The first chapter “Was There Really a World-wide Flood?” uses the same techniques we use in our series The Conflict of Ages. It provides a brief overview with the basic questions and answers based on the Word of God, but no details.
The first chapter by Andrew A. Snelling provides an overview of his topics. Each of the next chapters examine one point in more detail; “High and Dry Sea Creatures”, “The World’s Graveyard”, “Transcontinental Rock Layers”, “Sand Transported Cross-Country”, “No Slow and Gradual Erosion”, “Rock Layers Folded Not Fractured”, and finally “A Scientific Look at Catastrophic Plate Tectonics: A Catastrophic Breakup and The Origin of Oil”.
“Many creationist geologists now believe the catastrophic plate tectonics concept is very useful as the best explanation for how the Flood event occurred within the biblical framework for earth’s history.” This is historic science. We retain the biblical framework for earth’s history and use the best explanation with the most current scientific information available. This is the correct attitude. More information might cause us to re-evaluate plate tectonics.
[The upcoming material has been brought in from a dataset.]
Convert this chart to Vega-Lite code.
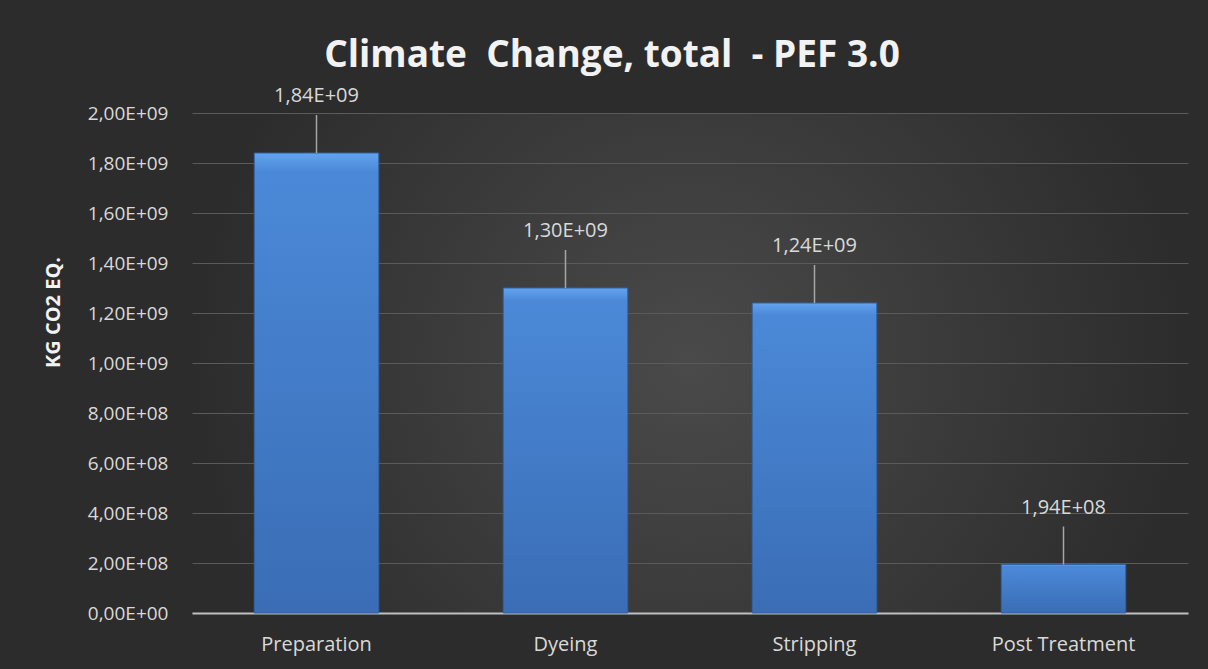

But the biblical framework does not change.
“A catastrophic model of plate tectonics (as proposed by creation scientists) easily overcomes the problems of the slow and gradual model (as proposed by most evolutionist scientists).”
John Whitmore’s final chapter in the technical section is somewhat puzzling to me. Uniformitarians do believe in catastrophes, just as creationists do. “Near the end of the Devonian, a mass extinction event occurred.” http://www.ucmp.berkeley.edu/devonian/devonian.php They simply believe the catastrophes occurred millions of years ago. So John Whitmore’s statement just before his conclusion is puzzling. “One explanation that they did not consider, that would readily explain their results, is the catastrophic formation of much of the fossil record.” Uniformitarians actually believe there were five mass extinction events, as they call them. skepticalscience.com/Earths-five-mass-extinction-events
This is not a new or recent change in their position. The 1940s Disney movie Fantasia has a sequence depicting evolution set to Stravinski’s Rite of Spring. During this sequence, they show the dinosaurs being killed by a catastrophe something like the flood at the end of the Jurassic Period. The issue is not how, but when.
The flood timeline near the end of A Pocket Guide To The Global Flood is helpful, but requires some thoughtful examination. The final chapter “The Flood and the Gospel”, is something many works on the flood lack. Many Christians fail to understand exactly why this material is so important. The personal application is very good.